▶ Exercise objective
Leave the pictures out. Return all other data exactly.

※

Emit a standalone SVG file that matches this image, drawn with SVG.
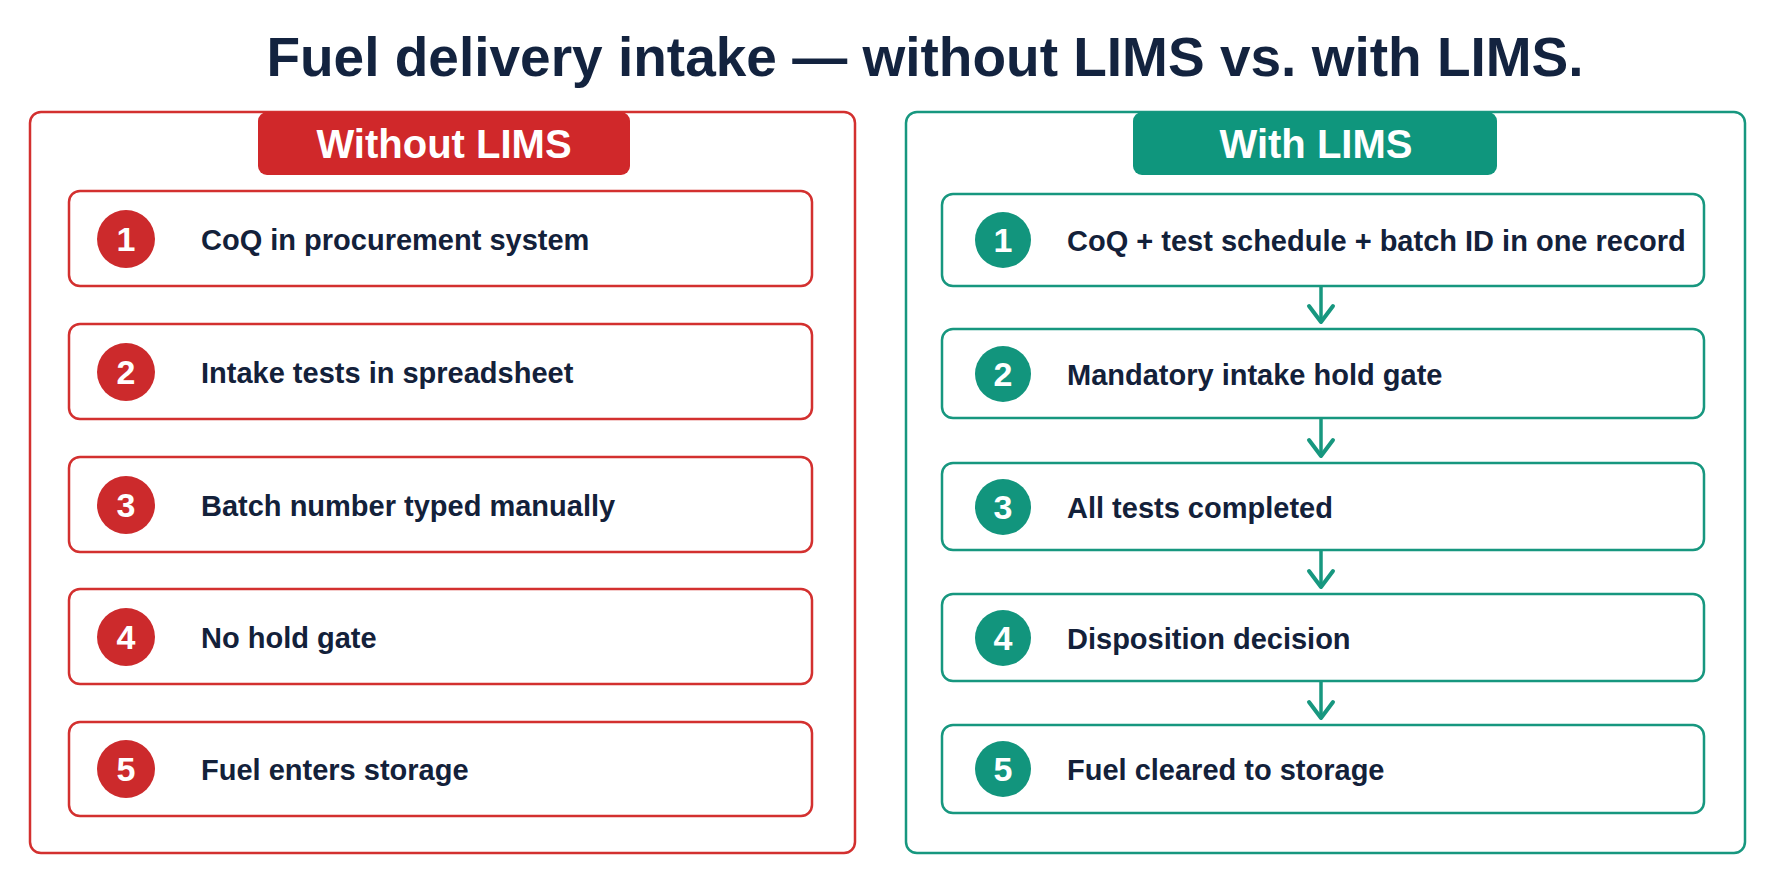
<svg xmlns="http://www.w3.org/2000/svg" width="1774" height="887" viewBox="0 0 1774 887">
<style>
.title{font-family:"Liberation Sans",Arial,sans-serif;font-weight:700;font-size:55px;fill:#13233f}
.badge-t{font-family:"Liberation Sans",Arial,sans-serif;font-weight:700;font-size:40px;fill:#ffffff}
.step{font-family:"Liberation Sans",Arial,sans-serif;font-weight:700;font-size:29px;fill:#13213a}
.num{font-family:"Liberation Sans",Arial,sans-serif;font-weight:700;font-size:34px;fill:#ffffff}
.panel-red{fill:#ffffff;stroke:#d3302f;stroke-width:2.5}
.panel-teal{fill:#ffffff;stroke:#17977f;stroke-width:2.5}
.box-red{fill:#ffffff;stroke:#d3302f;stroke-width:2.5}
.box-teal{fill:#ffffff;stroke:#17977f;stroke-width:2.5}
.c-red{fill:#cc2a2c}
.c-teal{fill:#12957d}
.arrow{stroke:#17977f;stroke-width:3.5;fill:none}
</style>
<defs>
<marker id="chev" viewBox="-3 -16 23 32" refX="16" refY="0" markerWidth="23" markerHeight="32" markerUnits="userSpaceOnUse" orient="auto">
<path d="M0,-12 L16,0 L0,12" fill="none" stroke="#17977f" stroke-width="4" stroke-linecap="round" stroke-linejoin="round"/>
</marker>
</defs>
<rect width="1774" height="887" fill="#ffffff"/>
<text class="title" x="925" y="76" text-anchor="middle">Fuel delivery intake — without LIMS vs. with LIMS.</text>

<g id="panel-without">
<rect class="panel-red" x="30" y="112" width="825" height="741" rx="11"/>
<rect x="258" y="112" width="372" height="63" rx="9" fill="#d0282a"/>
<text class="badge-t" x="444" y="158" text-anchor="middle">Without LIMS</text>
</g>
<g id="without-1">
<rect class="box-red" x="69" y="191" width="743" height="95" rx="11"/>
<circle class="c-red" cx="126" cy="239" r="29"/>
<text class="num" x="126" y="251" text-anchor="middle">1</text>
<text class="step" x="201" y="250">CoQ in procurement system</text>
</g>
<g id="without-2">
<rect class="box-red" x="69" y="324" width="743" height="95" rx="11"/>
<circle class="c-red" cx="126" cy="372" r="29"/>
<text class="num" x="126" y="384" text-anchor="middle">2</text>
<text class="step" x="201" y="383">Intake tests in spreadsheet</text>
</g>
<g id="without-3">
<rect class="box-red" x="69" y="457" width="743" height="95" rx="11"/>
<circle class="c-red" cx="126" cy="505" r="29"/>
<text class="num" x="126" y="517" text-anchor="middle">3</text>
<text class="step" x="201" y="516">Batch number typed manually</text>
</g>
<g id="without-4">
<rect class="box-red" x="69" y="589" width="743" height="95" rx="11"/>
<circle class="c-red" cx="126" cy="637" r="29"/>
<text class="num" x="126" y="649" text-anchor="middle">4</text>
<text class="step" x="201" y="648">No hold gate</text>
</g>
<g id="without-5">
<rect class="box-red" x="69" y="722" width="743" height="94" rx="11"/>
<circle class="c-red" cx="126" cy="769" r="29"/>
<text class="num" x="126" y="781" text-anchor="middle">5</text>
<text class="step" x="201" y="780">Fuel enters storage</text>
</g>

<g id="panel-with">
<rect class="panel-teal" x="906" y="112" width="839" height="741" rx="11"/>
<rect x="1133" y="112" width="364" height="63" rx="9" fill="#0f967d"/>
<text class="badge-t" x="1316" y="158" text-anchor="middle">With LIMS</text>
</g>
<g id="with-1">
<rect class="box-teal" x="942" y="194" width="762" height="92" rx="11"/>
<circle class="c-teal" cx="1003" cy="240" r="28"/>
<text class="num" x="1003" y="252" text-anchor="middle">1</text>
<text class="step" x="1067" y="251">CoQ + test schedule + batch ID in one record</text>
</g>
<g id="with-2">
<rect class="box-teal" x="942" y="329" width="762" height="89" rx="11"/>
<circle class="c-teal" cx="1003" cy="374" r="28"/>
<text class="num" x="1003" y="386" text-anchor="middle">2</text>
<text class="step" x="1067" y="385">Mandatory intake hold gate</text>
</g>
<g id="with-3">
<rect class="box-teal" x="942" y="463" width="762" height="87" rx="11"/>
<circle class="c-teal" cx="1003" cy="507" r="28"/>
<text class="num" x="1003" y="519" text-anchor="middle">3</text>
<text class="step" x="1067" y="518">All tests completed</text>
</g>
<g id="with-4">
<rect class="box-teal" x="942" y="594" width="762" height="87" rx="11"/>
<circle class="c-teal" cx="1003" cy="638" r="28"/>
<text class="num" x="1003" y="650" text-anchor="middle">4</text>
<text class="step" x="1067" y="649">Disposition decision</text>
</g>
<g id="with-5">
<rect class="box-teal" x="942" y="725" width="762" height="88" rx="11"/>
<circle class="c-teal" cx="1003" cy="769" r="28"/>
<text class="num" x="1003" y="781" text-anchor="middle">5</text>
<text class="step" x="1067" y="780">Fuel cleared to storage</text>
</g>

<g id="connectors">
<line class="arrow" x1="1321" y1="287" x2="1321" y2="322" marker-end="url(#chev)"/>
<line class="arrow" x1="1321" y1="419" x2="1321" y2="456" marker-end="url(#chev)"/>
<line class="arrow" x1="1321" y1="551" x2="1321" y2="587" marker-end="url(#chev)"/>
<line class="arrow" x1="1321" y1="682" x2="1321" y2="718" marker-end="url(#chev)"/>
</g>
</svg>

※

▶ Task answer
Emit a standalone SVG file that matches this image, drawn with SVG.
<svg xmlns="http://www.w3.org/2000/svg" width="1774" height="887" viewBox="0 0 1774 887">
<style>
.title{font-family:"Liberation Sans",Arial,sans-serif;font-weight:700;font-size:55px;fill:#13233f}
.badge-t{font-family:"Liberation Sans",Arial,sans-serif;font-weight:700;font-size:40px;fill:#ffffff}
.step{font-family:"Liberation Sans",Arial,sans-serif;font-weight:700;font-size:29px;fill:#13213a}
.num{font-family:"Liberation Sans",Arial,sans-serif;font-weight:700;font-size:34px;fill:#ffffff}
.panel-red{fill:#ffffff;stroke:#d3302f;stroke-width:2.5}
.panel-teal{fill:#ffffff;stroke:#17977f;stroke-width:2.5}
.box-red{fill:#ffffff;stroke:#d3302f;stroke-width:2.5}
.box-teal{fill:#ffffff;stroke:#17977f;stroke-width:2.5}
.c-red{fill:#cc2a2c}
.c-teal{fill:#12957d}
.arrow{stroke:#17977f;stroke-width:3.5;fill:none}
</style>
<defs>
<marker id="chev" viewBox="-3 -16 23 32" refX="16" refY="0" markerWidth="23" markerHeight="32" markerUnits="userSpaceOnUse" orient="auto">
<path d="M0,-12 L16,0 L0,12" fill="none" stroke="#17977f" stroke-width="4" stroke-linecap="round" stroke-linejoin="round"/>
</marker>
</defs>
<rect width="1774" height="887" fill="#ffffff"/>
<text class="title" x="925" y="76" text-anchor="middle">Fuel delivery intake — without LIMS vs. with LIMS.</text>

<g id="panel-without">
<rect class="panel-red" x="30" y="112" width="825" height="741" rx="11"/>
<rect x="258" y="112" width="372" height="63" rx="9" fill="#d0282a"/>
<text class="badge-t" x="444" y="158" text-anchor="middle">Without LIMS</text>
</g>
<g id="without-1">
<rect class="box-red" x="69" y="191" width="743" height="95" rx="11"/>
<circle class="c-red" cx="126" cy="239" r="29"/>
<text class="num" x="126" y="251" text-anchor="middle">1</text>
<text class="step" x="201" y="250">CoQ in procurement system</text>
</g>
<g id="without-2">
<rect class="box-red" x="69" y="324" width="743" height="95" rx="11"/>
<circle class="c-red" cx="126" cy="372" r="29"/>
<text class="num" x="126" y="384" text-anchor="middle">2</text>
<text class="step" x="201" y="383">Intake tests in spreadsheet</text>
</g>
<g id="without-3">
<rect class="box-red" x="69" y="457" width="743" height="95" rx="11"/>
<circle class="c-red" cx="126" cy="505" r="29"/>
<text class="num" x="126" y="517" text-anchor="middle">3</text>
<text class="step" x="201" y="516">Batch number typed manually</text>
</g>
<g id="without-4">
<rect class="box-red" x="69" y="589" width="743" height="95" rx="11"/>
<circle class="c-red" cx="126" cy="637" r="29"/>
<text class="num" x="126" y="649" text-anchor="middle">4</text>
<text class="step" x="201" y="648">No hold gate</text>
</g>
<g id="without-5">
<rect class="box-red" x="69" y="722" width="743" height="94" rx="11"/>
<circle class="c-red" cx="126" cy="769" r="29"/>
<text class="num" x="126" y="781" text-anchor="middle">5</text>
<text class="step" x="201" y="780">Fuel enters storage</text>
</g>

<g id="panel-with">
<rect class="panel-teal" x="906" y="112" width="839" height="741" rx="11"/>
<rect x="1133" y="112" width="364" height="63" rx="9" fill="#0f967d"/>
<text class="badge-t" x="1316" y="158" text-anchor="middle">With LIMS</text>
</g>
<g id="with-1">
<rect class="box-teal" x="942" y="194" width="762" height="92" rx="11"/>
<circle class="c-teal" cx="1003" cy="240" r="28"/>
<text class="num" x="1003" y="252" text-anchor="middle">1</text>
<text class="step" x="1067" y="251">CoQ + test schedule + batch ID in one record</text>
</g>
<g id="with-2">
<rect class="box-teal" x="942" y="329" width="762" height="89" rx="11"/>
<circle class="c-teal" cx="1003" cy="374" r="28"/>
<text class="num" x="1003" y="386" text-anchor="middle">2</text>
<text class="step" x="1067" y="385">Mandatory intake hold gate</text>
</g>
<g id="with-3">
<rect class="box-teal" x="942" y="463" width="762" height="87" rx="11"/>
<circle class="c-teal" cx="1003" cy="507" r="28"/>
<text class="num" x="1003" y="519" text-anchor="middle">3</text>
<text class="step" x="1067" y="518">All tests completed</text>
</g>
<g id="with-4">
<rect class="box-teal" x="942" y="594" width="762" height="87" rx="11"/>
<circle class="c-teal" cx="1003" cy="638" r="28"/>
<text class="num" x="1003" y="650" text-anchor="middle">4</text>
<text class="step" x="1067" y="649">Disposition decision</text>
</g>
<g id="with-5">
<rect class="box-teal" x="942" y="725" width="762" height="88" rx="11"/>
<circle class="c-teal" cx="1003" cy="769" r="28"/>
<text class="num" x="1003" y="781" text-anchor="middle">5</text>
<text class="step" x="1067" y="780">Fuel cleared to storage</text>
</g>

<g id="connectors">
<line class="arrow" x1="1321" y1="287" x2="1321" y2="322" marker-end="url(#chev)"/>
<line class="arrow" x1="1321" y1="419" x2="1321" y2="456" marker-end="url(#chev)"/>
<line class="arrow" x1="1321" y1="551" x2="1321" y2="587" marker-end="url(#chev)"/>
<line class="arrow" x1="1321" y1="682" x2="1321" y2="718" marker-end="url(#chev)"/>
</g>
</svg>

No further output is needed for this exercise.